É uma escrita descritiva, ok. Um retrato. Mesmo assim, impõe a D-503 uma concentração e uma aproximação constantes ao mundo em que vive.
Isto sou eu ainda incrédula com o Estado Único de Zamiatine. Mas, por um lado, se tivesse de apostar, se tivesse de ser leviana (e selvagem) diria que um Estado Único como aquele que começo agora a conhecer não permitiria aos seus números o exercício da escrita. Por outro lado, não vivo no mundo de Zamiatine e, de inúmeras formas imensamente subtis e poderosas, é hoje possível não pensar... embora todas essas formas sejam naturais e caóticas e não, como em Nós, pensadas e ordenadas.
Tem piada como em todos estes livros (penso no Admirável Mundo Novo, no 1984 e no Fahrenheit 451... por ironia de dEUS nOSSO sENHOR só tinha lido até agora os livros que Zamiatine inspirou) e, sobretudo, na realidade, não existe um totalitarismo sem uma vontade implacavelmente dirigida a esse fim, sem que essa vontade se tenha concretizado, esquematizando infinitamente todos os pormenores da vida, impondo-os e mantendo-os a ferros.

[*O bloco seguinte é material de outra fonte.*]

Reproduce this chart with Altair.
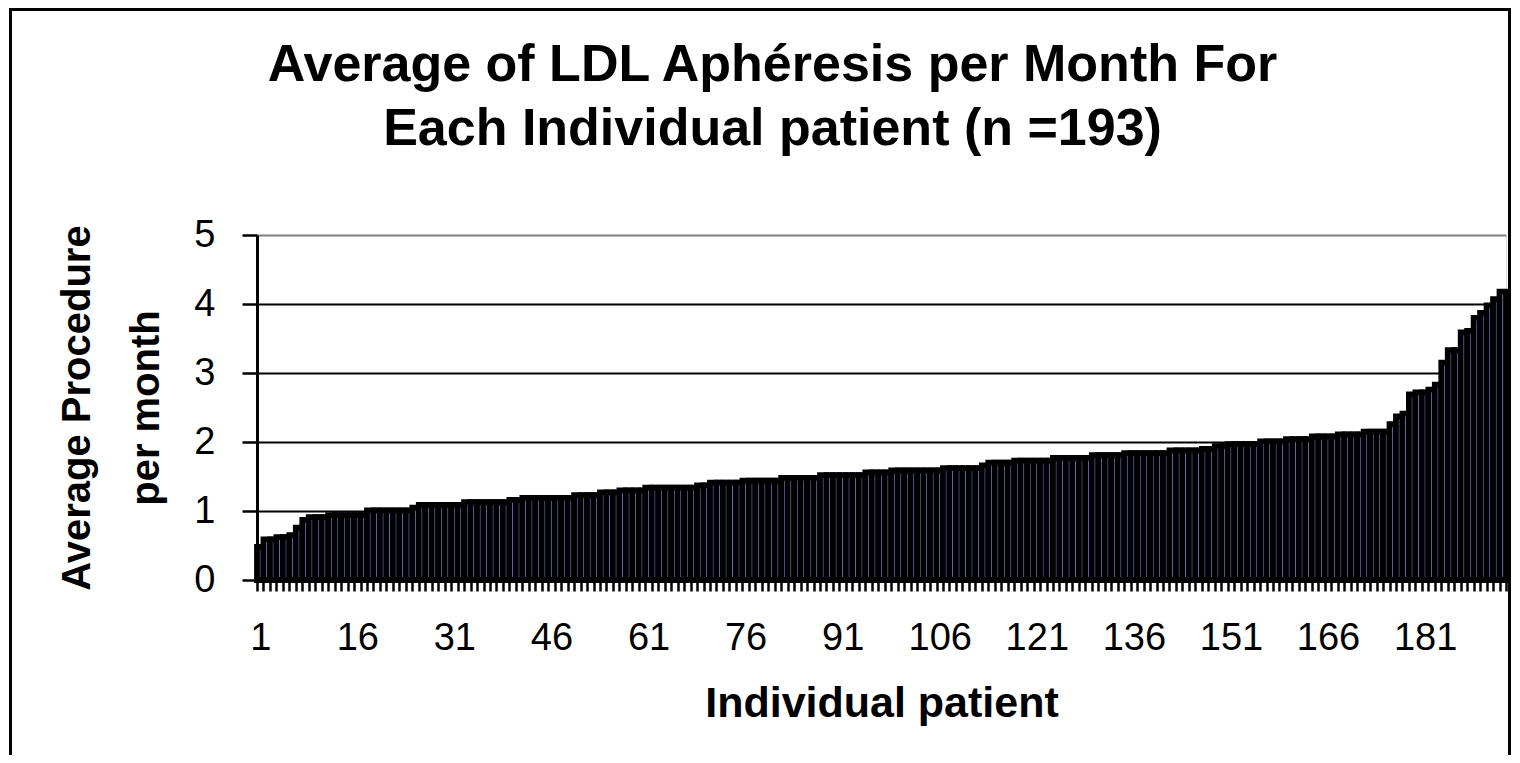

É que ainda me parece que uma vontade sólida (dirigida porque dirigível) não se forma senão pelo pensamento interrogativo, o pensamento que massacra e encosta à parede certezas, verdades, respostas, tudo, e que coloca o homem, necessariamente, sozinho perante o mundo, contra o mundo (mesmo que venha depois a afirmar-se e a impor-se através de um poema ou de uma sinfonia). Isto é: os totalitarismos, que, por natureza, ultrapassam o individual, e que devem continuamente esmagá-lo para permanecer, têm origem numa espécie de "individual absoluto".

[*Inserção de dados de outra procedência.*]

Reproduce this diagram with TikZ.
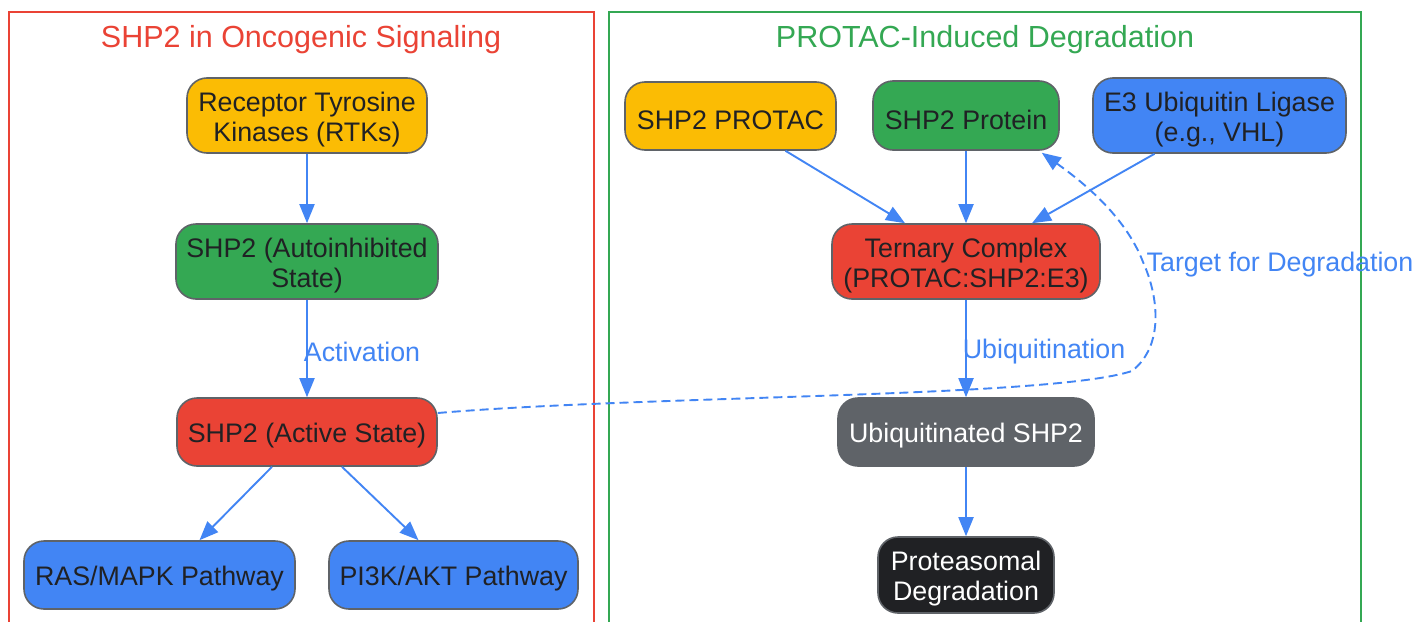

Beeeeeeeeeem...!, esperneiam os meus 2,3 leitores, mas que conversa vem a ser esta?! Partilho dessa indignação, à qual reconheço um direito com muitas reticências, muitos pontos de exclamação e de interrogação. Isto é demasiado denso para uma noite de Verão. Fixe fixe fixe é ser a escrita de Zamiatine muito divertida. D-503 tem fibra e faz-me falta quando não posso abrir o livro, embora ainda me pareça inverosímil e não compreenda como o deixam sentar-se a escrever. Só lhe pode fazer mal: são, pois, grandes as minhas expectativas quanto aos desenvolvimentos deste livro.

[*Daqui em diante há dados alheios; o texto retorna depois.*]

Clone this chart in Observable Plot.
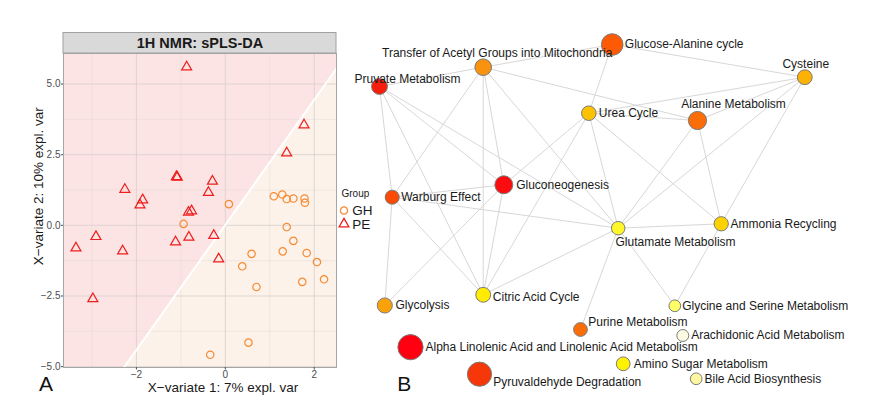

p.s. Pedimos perdão pela longa ausência sem atestado médico ou qualquer outro tipo de justificação, mas tem feito muito calor, temos tido muitos jantares, temos lido muitos livros e não temos tido tempo para nos concentrarmos em coisas virtuais (de notar como esta forma de colocar as coisas ressalva plenamente os disparates que se dizem no tasco, já que para esses não é necessária concentração).